20 de jan. de 2020

COMO QUE EU FUI PARAR NA TERAPIA.

Meu caro, minha cara.

Eu não lembro bem se foi uma sexta ou num sábado, mas sei que foi no 2º ano de faculdade e estava frio.

Na época, eu era estagiária no laboratório de informática e aquele era meu primeiro trabalho remunerado na vida. Era monitora do laboratório de manhã e, à tarde e à noite, estudava na faculdade.

Em suma: saia de casa antes das 7h e voltava pra casa depois das 23h.

E isso não era o pior: eu morava com uma moça que se revelou uma tremenda megera pirracenta, que encanava com cada "falta" minha. Para ela, chegar depois das 23h e cansada não era desculpa para eu não limpar o banheiro numa quarta feira à noite com 10° de temperatura...

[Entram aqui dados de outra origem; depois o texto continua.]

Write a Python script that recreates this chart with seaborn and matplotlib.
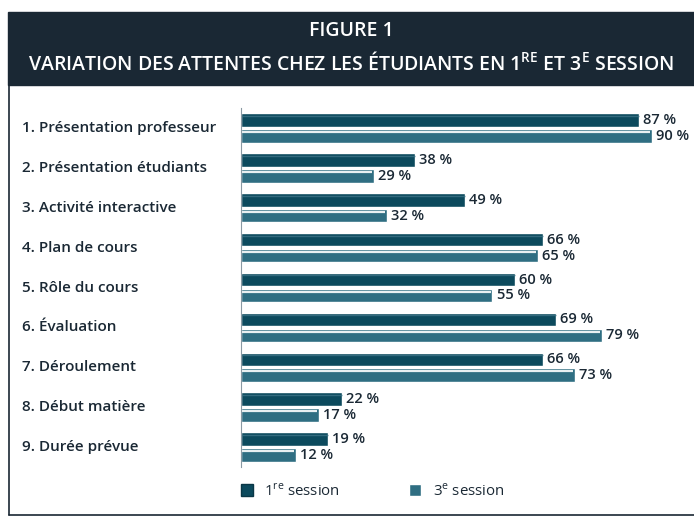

Eu ainda namorava essa época. Ou pelo menos era o que ele me fazia acreditar: já havia se formado e estava na cidade dele, estudando para concursos. Por telefone ele dizia quee estávamos juntos, mas eu sabia que, no coração, estávamos em planetas diferentes.

Só que quem fez isso não foi a distância. Foi ele. No dia 17 de novembro do ano anterior.

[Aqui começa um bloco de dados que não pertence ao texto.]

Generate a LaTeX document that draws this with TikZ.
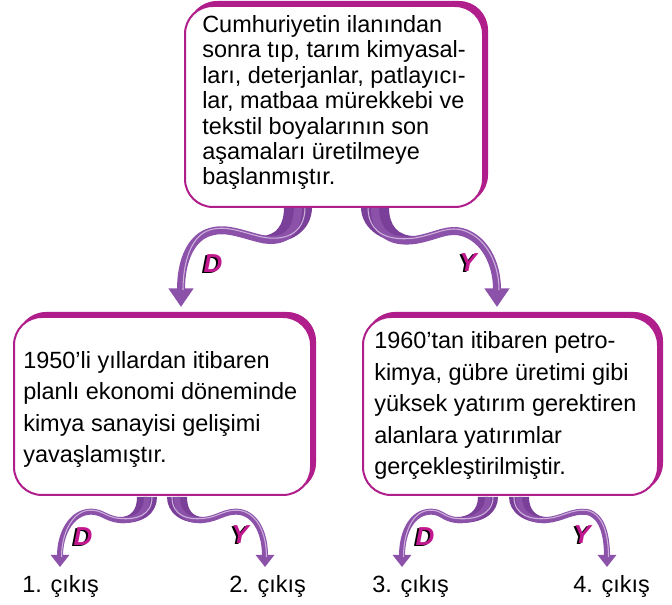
\documentclass[tikz,border=0pt]{standalone}
\usepackage{fontspec}
\setmainfont{Liberation Sans}
\usetikzlibrary{arrows.meta,shadows}
\definecolor{mag}{HTML}{B01E8C}
\definecolor{rib}{HTML}{8C52A9}
\definecolor{ribdark}{HTML}{7A3F98}
\definecolor{ribhi}{HTML}{CDB0DC}
\definecolor{labc}{HTML}{C2188F}
\begin{document}
\begin{tikzpicture}[x=0.75pt,y=-0.75pt,
  box/.style={draw=mag, line width=1.5pt, fill=white, rounded corners=21pt, inner sep=0pt,
     copy shadow={shadow xshift=3pt, shadow yshift=3pt, fill=mag, draw=mag, opacity=1}},
  txt/.style={anchor=base west, align=left, inner sep=0pt, font=\fontsize{17.6}{19.1}\selectfont},
  txtb/.style={anchor=base west, align=left, inner sep=0pt, font=\fontsize{17.6}{23.7}\selectfont},
  outtxt/.style={anchor=base west, inner sep=0pt, font=\fontsize{17.6}{19}\selectfont},
  bigrib/.style={draw=rib, line width=6pt, -{Triangle[width=18pt,length=14pt]}},
  smallrib/.style={draw=rib, line width=4.5pt, -{Triangle[width=13.5pt,length=9pt]}},
  hilite/.style={draw=ribhi, line width=0.8pt},
  twist/.style={fill=ribdark},
  labf/.style={font=\fontsize{19.5}{19.5}\selectfont\bfseries\itshape, text=labc, inner sep=0pt},
  labs/.style={font=\fontsize{19.5}{19.5}\selectfont\bfseries\itshape, text=black, inner sep=0pt}
]
\useasboundingbox (0,0) rectangle (672,605);

% coordinates for connector ends
\coordinate (s1) at (298,207);
\coordinate (e1) at (181,307);
\coordinate (s2) at (375,207);
\coordinate (e2) at (497,307);
\coordinate (s3) at (147,497);
\coordinate (e3) at (60,567);
\coordinate (s4) at (177,497);
\coordinate (e4) at (265,567);
\coordinate (s5) at (488,497);
\coordinate (e5) at (402,567);
\coordinate (s6) at (519,497);
\coordinate (e6) at (607,567);

% ---- top arrows
\fill[twist] (284,207) .. controls (284,226) and (276,235) .. (262,236) -- (262,243) .. controls (292,245) and (312,230) .. (312,207) -- cycle;
\draw[bigrib] (s1) .. controls (298,235) and (282,243) .. (262,239) .. controls (240,234) and (225,226) .. (207,233) .. controls (190,240) and (181,262) .. (e1);
\draw[hilite] (305,207) .. controls (305,236) and (282,241) .. (262,237) .. controls (240,232) and (225,224) .. (207,231) .. controls (191,238) and (183,262) .. (183,290);

\fill[twist] (389,207) .. controls (389,226) and (398,236) .. (415,236) -- (415,243) .. controls (385,245) and (361,230) .. (361,207) -- cycle;
\draw[bigrib] (s2) .. controls (375,235) and (392,243) .. (415,240) .. controls (438,236) and (448,227) .. (465,233) .. controls (484,240) and (497,262) .. (e2);
\draw[hilite] (368,207) .. controls (368,236) and (392,241) .. (415,238) .. controls (438,234) and (448,225) .. (465,231) .. controls (485,238) and (499,262) .. (499,290);

% ---- bottom arrows
\fill[twist] (137,497) .. controls (137,511) and (130,517) .. (120,517) -- (120,523) .. controls (145,524) and (157,512) .. (157,497) -- cycle;
\draw[smallrib] (s3) .. controls (147,515) and (135,521) .. (120,520) .. controls (105,519) and (102,510) .. (87,512) .. controls (70,515) and (60,535) .. (e3);
\draw[hilite] (152,497) .. controls (152,516) and (135,520) .. (120,518.5) .. controls (105,517.5) and (102,508.5) .. (87,510.5) .. controls (71,513.5) and (61.5,535) .. (61.5,557);

\fill[twist] (167,497) .. controls (167,512) and (180,524) .. (203,523) -- (203,517) .. controls (193,517) and (187,510) .. (187,497) -- cycle;
\draw[smallrib] (s4) .. controls (177,515) and (188,521) .. (203,520) .. controls (218,519) and (225,510) .. (240,512) .. controls (257,515) and (265,535) .. (e4);
\draw[hilite] (172,497) .. controls (172,516) and (188,520) .. (203,518.5) .. controls (218,517.5) and (225,508.5) .. (240,510.5) .. controls (258,513.5) and (266.5,535) .. (266.5,557);

\fill[twist] (478,497) .. controls (478,511) and (468,517) .. (457,517) -- (457,523) .. controls (485,524) and (498,512) .. (498,497) -- cycle;
\draw[smallrib] (s5) .. controls (488,515) and (472,521) .. (457,520) .. controls (442,519) and (442,510) .. (427,512) .. controls (410,515) and (402,535) .. (e5);
\draw[hilite] (493,497) .. controls (493,516) and (472,520) .. (457,518.5) .. controls (442,517.5) and (442,508.5) .. (427,510.5) .. controls (411,513.5) and (403.5,535) .. (403.5,557);

\fill[twist] (509,497) .. controls (509,512) and (524,524) .. (547,523) -- (547,517) .. controls (536,517) and (529,510) .. (529,497) -- cycle;
\draw[smallrib] (s6) .. controls (519,515) and (532,521) .. (547,520) .. controls (562,519) and (572,510) .. (587,512) .. controls (602,515) and (607,535) .. (e6);
\draw[hilite] (514,497) .. controls (514,516) and (532,520) .. (547,518.5) .. controls (562,517.5) and (572,508.5) .. (587,510.5) .. controls (603,513.5) and (608.5,535) .. (608.5,557);

% ---- boxes
\node[box, minimum width=223.5pt, minimum height=150.75pt] (top) at (334,106.5) {};
\node[box, minimum width=222.75pt, minimum height=133.5pt] (left) at (162.5,406) {};
\node[box, minimum width=221.25pt, minimum height=133.5pt] (right) at (510.5,406) {};

\node[txt] (toptxt) at (202,185) {Cumhuriyetin ilanından\\sonra tıp, tarım kimyasal-\\ları, deterjanlar, patlayıcı-\\lar, matbaa mürekkebi ve\\tekstil boyalarının son\\aşamaları üretilmeye\\başlanmıştır.};
\node[txtb] (lefttxt) at (23,463) {1950’li yıllardan itibaren\\planlı ekonomi döneminde\\kimya sanayisi gelişimi\\yavaşlamıştır.};
\node[txtb] (righttxt) at (374,475) {1960’tan itibaren petro-\\kimya, gübre üretimi gibi\\yüksek yatırım gerektiren\\alanlara yatırımlar\\gerçekleştirilmiştir.};

% ---- outputs
\node[outtxt] (o1) at (22,593) {1. çıkış};
\node[outtxt] (o2) at (229,593) {2. çıkış};
\node[outtxt] (o3) at (372,593) {3. çıkış};
\node[outtxt] (o4) at (573,593) {4. çıkış};

% ---- labels
\node[labs] (dAs) at (211,265) {D};
\node[labf] (dA) at (213,264) {D};
\node[labs] (yAs) at (466,264) {Y};
\node[labf] (yA) at (468,263) {Y};
\node[labs] (dBs) at (81,538) {D};
\node[labf] (dB) at (83,537) {D};
\node[labs] (yBs) at (238,536) {Y};
\node[labf] (yB) at (240,535) {Y};
\node[labs] (dCs) at (423,538) {D};
\node[labf] (dC) at (425,537) {D};
\node[labs] (yCs) at (580,536) {Y};
\node[labf] (yC) at (582,535) {Y};
\end{tikzpicture}
\end{document}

Eu ainda não havia me tocado a respeito, mas sentia isso no meu corpo inteiro.

Pois bem: minha vida não estava lá nos seus melhores dias e a única coisa que eu queria era sumir. Só levantava de manhã cedo porque tinha que ir para o estágio e ganhar a bolsa para me sustentar. Tinha que ir para as aulas para ser a primeira neta da minha avó a ter diploma.

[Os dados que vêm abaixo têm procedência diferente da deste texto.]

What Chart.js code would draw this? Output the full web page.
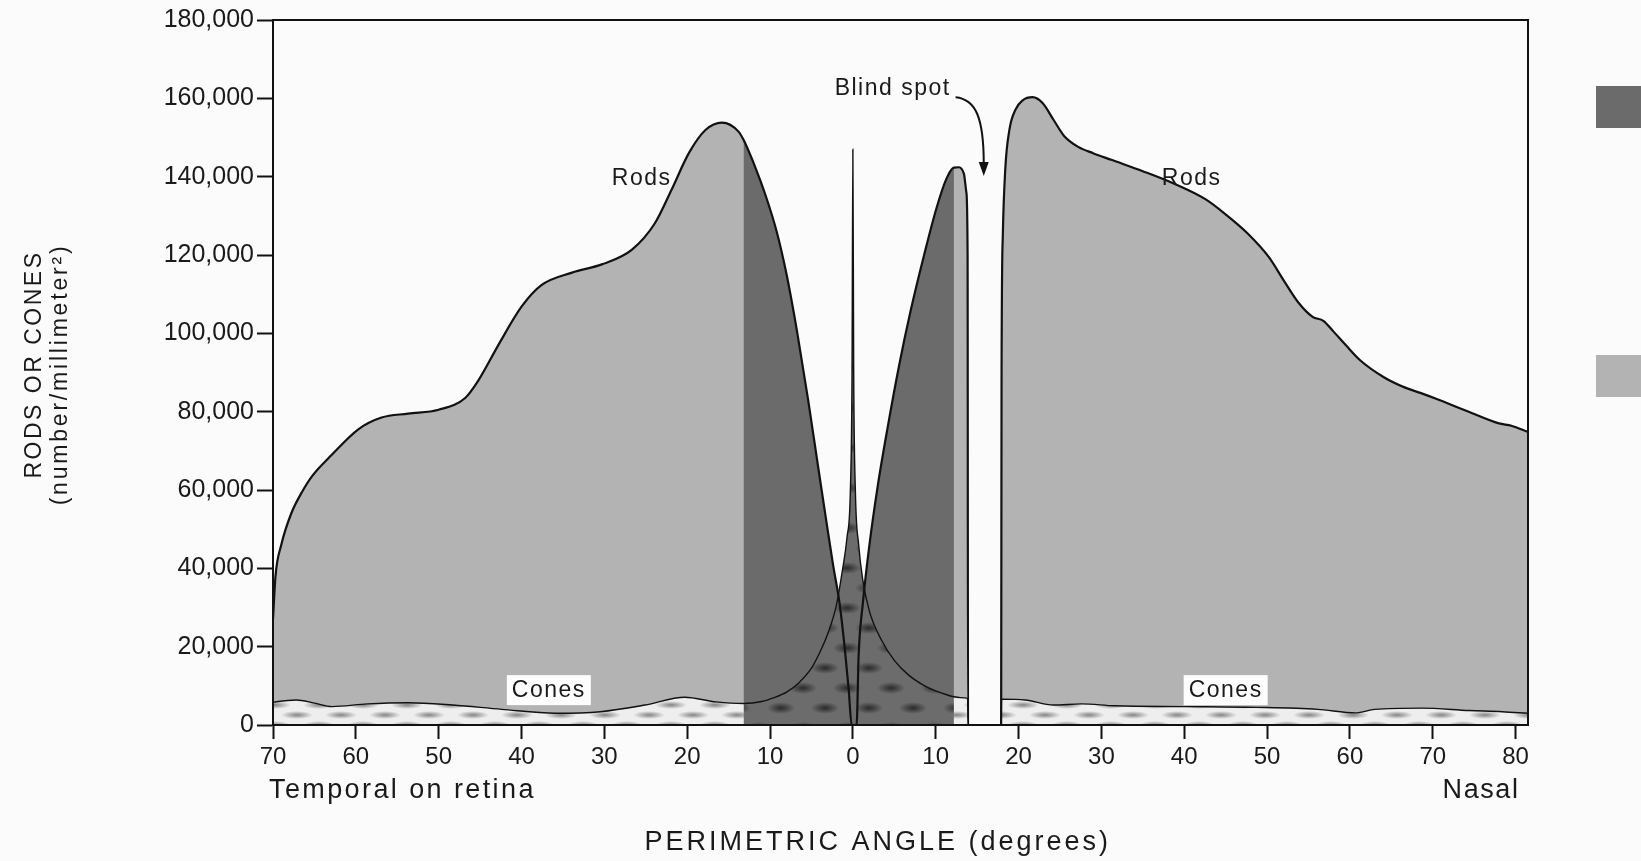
<!DOCTYPE html>
<html>
<head>
<meta charset="utf-8">
<script src="https://cdn.jsdelivr.net/npm/chart.js@4.4.1/dist/chart.umd.min.js"></script>
<style>
  html, body { margin: 0; padding: 0; background: #fbfbfb; }
  canvas { display: block; }
</style>
</head>
<body>
<canvas id="retina" width="1641" height="861"></canvas>
<script>
// perimetric angle in degrees: negative = temporal, positive = nasal
const rodAngles = [
  -70, -69.7, -69, -67.8, -66.5, -65.3, -62.9, -59.7, -56.9, -53.7, -50, -46.8, -45.2, -42.8,
  -40, -37.6, -33.9, -30.3, -26.7, -23.9, -21.9, -19.8, -17.8, -15.8, -13.8, -13.2, -11.8,
  -10.5, -9.2, -8, -6.7, -5.4, -4.2, -3.2, -2.4, -1.6, -1, -0.5, -0.15,
  0.45, 0.7, 1.2, 2, 3, 4.2, 5.6, 7, 8.6, 10.1, 11.3, 12.2, 12.8, 13.4, 13.7, 13.85, 13.9,
  17.9, 17.95, 18.1, 18.4, 18.9, 19.6, 20.5, 21.7, 22.9, 24.2, 25.5, 27.2, 29, 31.2, 35,
  38.8, 42.6, 45.1, 47.6, 50.2, 52.1, 53.8, 55.5, 56.8, 58, 59.5, 61.2, 64.1, 66.6, 68.5,
  70.4, 74.2, 78, 79.5, 81.5
];
const rodDensity = [
  27000, 38000, 46000, 54000, 59500, 63500, 69000, 75500, 78500, 79500, 80500, 83500, 88000, 97000,
  106800, 112300, 115500, 117600, 121300, 128100, 136600, 146000, 151900, 153800, 151500, 149400, 142500,
  135000, 126000, 115000, 100000, 83000, 66000, 52000, 41000, 31000, 20000, 9000, 0,
  0, 18000, 31000, 46000, 61000, 76000, 92000, 106000, 120000, 132000, 139500, 142300, 142400, 140800, 136000, 120000, 0,
  0, 90000, 125000, 142000, 152000, 157000, 159500, 160300, 158800, 154600, 150400, 147600, 146000, 144300, 141400,
  138200, 134200, 130200, 125600, 119500, 113200, 107800, 104200, 103200, 100500, 97000, 93200, 88800, 86200, 84800,
  83300, 80100, 77000, 76400, 74800
];

const coneAngles = [
  -70, -69.6, -67.2, -65, -62.9, -58.6, -53.7, -48.3, -42.4, -35.9, -30.5, -25.1, -20.3, -16.5,
  -13.2, -11, -9.5, -8, -6.5, -5, -4, -3, -2, -1.3, -0.7, -0.3, -0.1, 0, 0.1, 0.3, 0.7, 1.2,
  2, 3.5, 5, 6.7, 8.5, 10, 11.5, 12.2, 13, 13.85, 13.9,
  17.9, 17.95, 20.8, 24.2, 27.6, 31.6, 40.2, 48.7, 56.1, 60.7, 63, 68.7, 74.4, 78.4, 81.5
];
const coneDensity = [
  5800, 5950, 6400, 5600, 4700, 5400, 5700, 5100, 4000, 3000, 3400, 5100, 7100, 5900,
  5500, 6000, 7000, 8400, 10800, 14500, 18500, 23500, 30500, 39000, 48000, 60000, 90000, 147000, 90000, 60000, 46000, 37000,
  29000, 21500, 16500, 12800, 10200, 8700, 7600, 7200, 7000, 6800, 0,
  0, 6600, 6400, 5100, 5400, 4900, 4700, 4500, 4000, 3100, 4000, 4300, 3700, 3400, 3000
];

const xTickValues = [-70, -60, -50, -40, -30, -20, -10, 0, 10, 20, 30, 40, 50, 60, 70, 80];
const yTickStep = 20000;
const darkBand = [-13.2, 12.2];

const fam = "'Liberation Sans', Arial, Helvetica, sans-serif";
Chart.defaults.font.family = fam;

const canvas = document.getElementById('retina');
const ctx = canvas.getContext('2d');

function blobPattern(w, h, bg, rgb, blobs, rx, ry) {
  const c = document.createElement('canvas');
  c.width = w; c.height = h;
  const g = c.getContext('2d');
  g.fillStyle = bg;
  g.fillRect(0, 0, w, h);
  for (const [cx, cy] of blobs) {
    for (const dx of [-w, 0, w]) {
      for (const dy of [-h, 0, h]) {
        g.save();
        g.translate(cx + dx, cy + dy);
        g.scale(rx / ry, 1);
        const grd = g.createRadialGradient(0, 0, 0, 0, 0, ry);
        grd.addColorStop(0, `rgba(${rgb},0.9)`);
        grd.addColorStop(1, `rgba(${rgb},0)`);
        g.fillStyle = grd;
        g.beginPath();
        g.arc(0, 0, ry, 0, Math.PI * 2);
        g.fill();
        g.restore();
      }
    }
  }
  return ctx.createPattern(c, 'repeat');
}

const lightCones = blobPattern(44, 20, '#eeeeee', '120,120,120', [[11, 5], [33, 15]], 16, 4);
const darkCones = blobPattern(44, 40, '#6c6c6c', '35,35,35', [[11, 8], [33, 28]], 14, 6);

const toPoints = (xs, ys) => xs.map((x, i) => ({ x: x, y: ys[i] }));
const inBand = p => p.x >= darkBand[0] && p.x <= darkBand[1];
const rodPts = toPoints(rodAngles, rodDensity);
const conePts = toPoints(coneAngles, coneDensity);

const clear = 'rgba(0,0,0,0)';

function label(c, text, px, py, size, spacing, align) {
  c.font = size + 'px ' + fam;
  c.letterSpacing = spacing + 'px';
  c.textAlign = align || 'center';
  c.textBaseline = 'middle';
  c.fillStyle = '#1a1a1a';
  c.fillText(text, px, py);
}

const decorations = {
  id: 'decorations',
  afterDraw(chart) {
    const { ctx: c, chartArea: a, scales: { x, y } } = chart;
    c.save();
    c.strokeStyle = '#111';
    c.lineWidth = 2;
    c.strokeRect(a.left, a.top, a.right - a.left, a.bottom - a.top);

    label(c, 'Rods', x.getPixelForValue(-25.5), y.getPixelForValue(139600), 23, 1.5);
    label(c, 'Rods', x.getPixelForValue(40.9), y.getPixelForValue(139600), 23, 1.5);
    label(c, 'Blind spot', x.getPixelForValue(4.8), y.getPixelForValue(162400), 23, 1.5);

    // arrow to blind spot
    const sx = x.getPixelForValue(12.4), sy = y.getPixelForValue(160300);
    const tx = x.getPixelForValue(15.8), ty = y.getPixelForValue(140200);
    c.beginPath();
    c.moveTo(sx, sy);
    c.bezierCurveTo(sx + 20, sy + 2, tx, sy + 20, tx, ty - 12);
    c.lineWidth = 2;
    c.stroke();
    c.beginPath();
    c.moveTo(tx, ty);
    c.lineTo(tx - 5, ty - 14);
    c.lineTo(tx + 5, ty - 14);
    c.closePath();
    c.fillStyle = '#111';
    c.fill();

    for (const cx of [-36.7, 45]) {
      const px = x.getPixelForValue(cx), py = y.getPixelForValue(8900);
      c.fillStyle = '#fdfdfd';
      c.fillRect(px - 42, py - 15, 84, 30);
      label(c, 'Cones', px, py + 1, 23, 1.5);
    }

    label(c, 'Temporal on retina', a.left - 4, a.bottom + 66, 27, 2.4, 'left');
    label(c, 'Nasal', x.getPixelForValue(80) + 4, a.bottom + 66, 27, 1.6, 'right');
    label(c, 'PERIMETRIC ANGLE (degrees)', x.getPixelForValue(3), a.bottom + 118, 27, 3);

    const midY = (a.top + a.bottom) / 2;
    c.save();
    c.translate(35, midY - 8);
    c.rotate(-Math.PI / 2);
    label(c, 'RODS OR CONES', 0, 0, 23, 2.5);
    c.restore();
    c.save();
    c.translate(61, midY + 2);
    c.rotate(-Math.PI / 2);
    label(c, '(number/millimeter\u00B2)', 0, 0, 23, 2.8);
    c.restore();

    // key squares at the right edge
    c.fillStyle = '#6b6b6b';
    c.fillRect(1596, 86, 45, 42);
    c.fillStyle = '#b3b3b3';
    c.fillRect(1596, 355, 45, 42);
    c.letterSpacing = '0px';
    c.restore();
  }
};

new Chart(ctx, {
  type: 'line',
  data: {
    datasets: [
      { label: 'Rods', data: rodPts, borderColor: '#111', borderWidth: 2.2, fill: false, order: 0 },
      { label: 'Cones', data: conePts, borderColor: '#111', borderWidth: 1.4, fill: false, order: 0 },
      { label: 'Cones central', data: conePts.filter(inBand), borderColor: clear, borderWidth: 1, backgroundColor: darkCones, fill: 'origin', order: 1 },
      { label: 'Cones peripheral', data: conePts, borderColor: clear, borderWidth: 1, backgroundColor: lightCones, fill: 'origin', order: 2 },
      { label: 'Rods central', data: rodPts.filter(inBand), borderColor: clear, borderWidth: 1, backgroundColor: '#6b6b6b', fill: 'origin', order: 3 },
      { label: 'Rods peripheral', data: rodPts, borderColor: clear, borderWidth: 1, backgroundColor: '#b3b3b3', fill: 'origin', order: 4 }
    ]
  },
  options: {
    responsive: false,
    animation: false,
    events: [],
    elements: {
      point: { radius: 0 },
      line: { cubicInterpolationMode: 'monotone' }
    },
    layout: { padding: { left: 0, top: 20, right: 113, bottom: 0 } },
    plugins: {
      legend: { display: false },
      tooltip: { enabled: false }
    },
    scales: {
      x: {
        type: 'linear',
        min: -70,
        max: 81.5,
        afterBuildTicks: s => { s.ticks = xTickValues.map(v => ({ value: v })); },
        afterFit: s => { s.height = 136; },
        ticks: {
          callback: v => Math.abs(v),
          color: '#1a1a1a',
          font: { size: 24 },
          padding: 4,
          maxRotation: 0,
          autoSkip: false
        },
        grid: { drawOnChartArea: false, drawTicks: true, tickLength: 14, tickWidth: 2, tickColor: '#111' },
        border: { display: true, color: '#111', width: 2 }
      },
      y: {
        min: 0,
        max: 180000,
        afterFit: s => { s.width = 273; },
        ticks: {
          stepSize: yTickStep,
          callback: v => v.toLocaleString('en-US'),
          color: '#1a1a1a',
          font: { size: 25 },
          padding: 3
        },
        grid: { drawOnChartArea: false, drawTicks: true, tickLength: 16, tickWidth: 2, tickColor: '#111' },
        border: { display: true, color: '#111', width: 2 }
      }
    }
  },
  plugins: [decorations]
});
</script>
</body>
</html>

Quantas "responsabilidades"...

E chegou o dia, que eu não me lembro se era sábado ou sexta. Sei que era à tarde, estava no 2º ano, estava nublado e frio.

Mesmo cansada, eu tinha dificuldades para dormir. Mesmo tomando remédios para domir, só conseguia "descansar" cerca de 5 a 6h por noite.

Chegou o final de semana e eu não sabia existir.

Comecei a fazer contas: quantos comprimidos eu precisava tomar para dormir um final de semana inteiro?

Acho que foi numa 6ª feira isso... pois eu contei 3 noites e 2 dias: 60h no total.

Precisava tomar 10 comprimidos.

Estava retirando os comprimidos da cartela quando me fiz a seguinte pergunta: "e se tiver algum efeito colateral por causa dessa quantidade?"

Eu não queria ter que acordar durante o final de semana. Eu queria dormir e acordar na 2ª feira seguinte para ir ao estágio...

Nem para acordar, tomar outro comprimido e dormir eu estava com paciência.

Só queria apagar a minha existência e ressucitar no terceiro dia.

Não vi a bula do remédio. Não precisei. Me assustei com o que poderia acontecer, com o que eu achava que poderia/deveria acontecer se eu fizesse aquilo.

Não lembro para quem eu pedi ajuda, mas na 2ª feira eu fui até a clínica social da faculdade e pedi uma avaliação.

Somando todo o tempo que eu fiz/faço terapia, já foram 12 anos.

Hoje eu entendo o que aconteceu.

Hoje não tem tanto lixo na minha vida.

(...)

Faz quase 19 anos desde aquele dia, em que eu estava disposta a deixar de existir, mesmo que por alguns dias.

Escolhi existir e não tive alívio algum. Foi foda. Céus, como aquilo foi foda... Ninguém tá preparado pra isso...

Mas agora eu entendo o que aconteceu.

E alívio de verdade é não ter que carregar o lixo dos outros...

Ribeirão Preto, 20 de janeiro de 2020.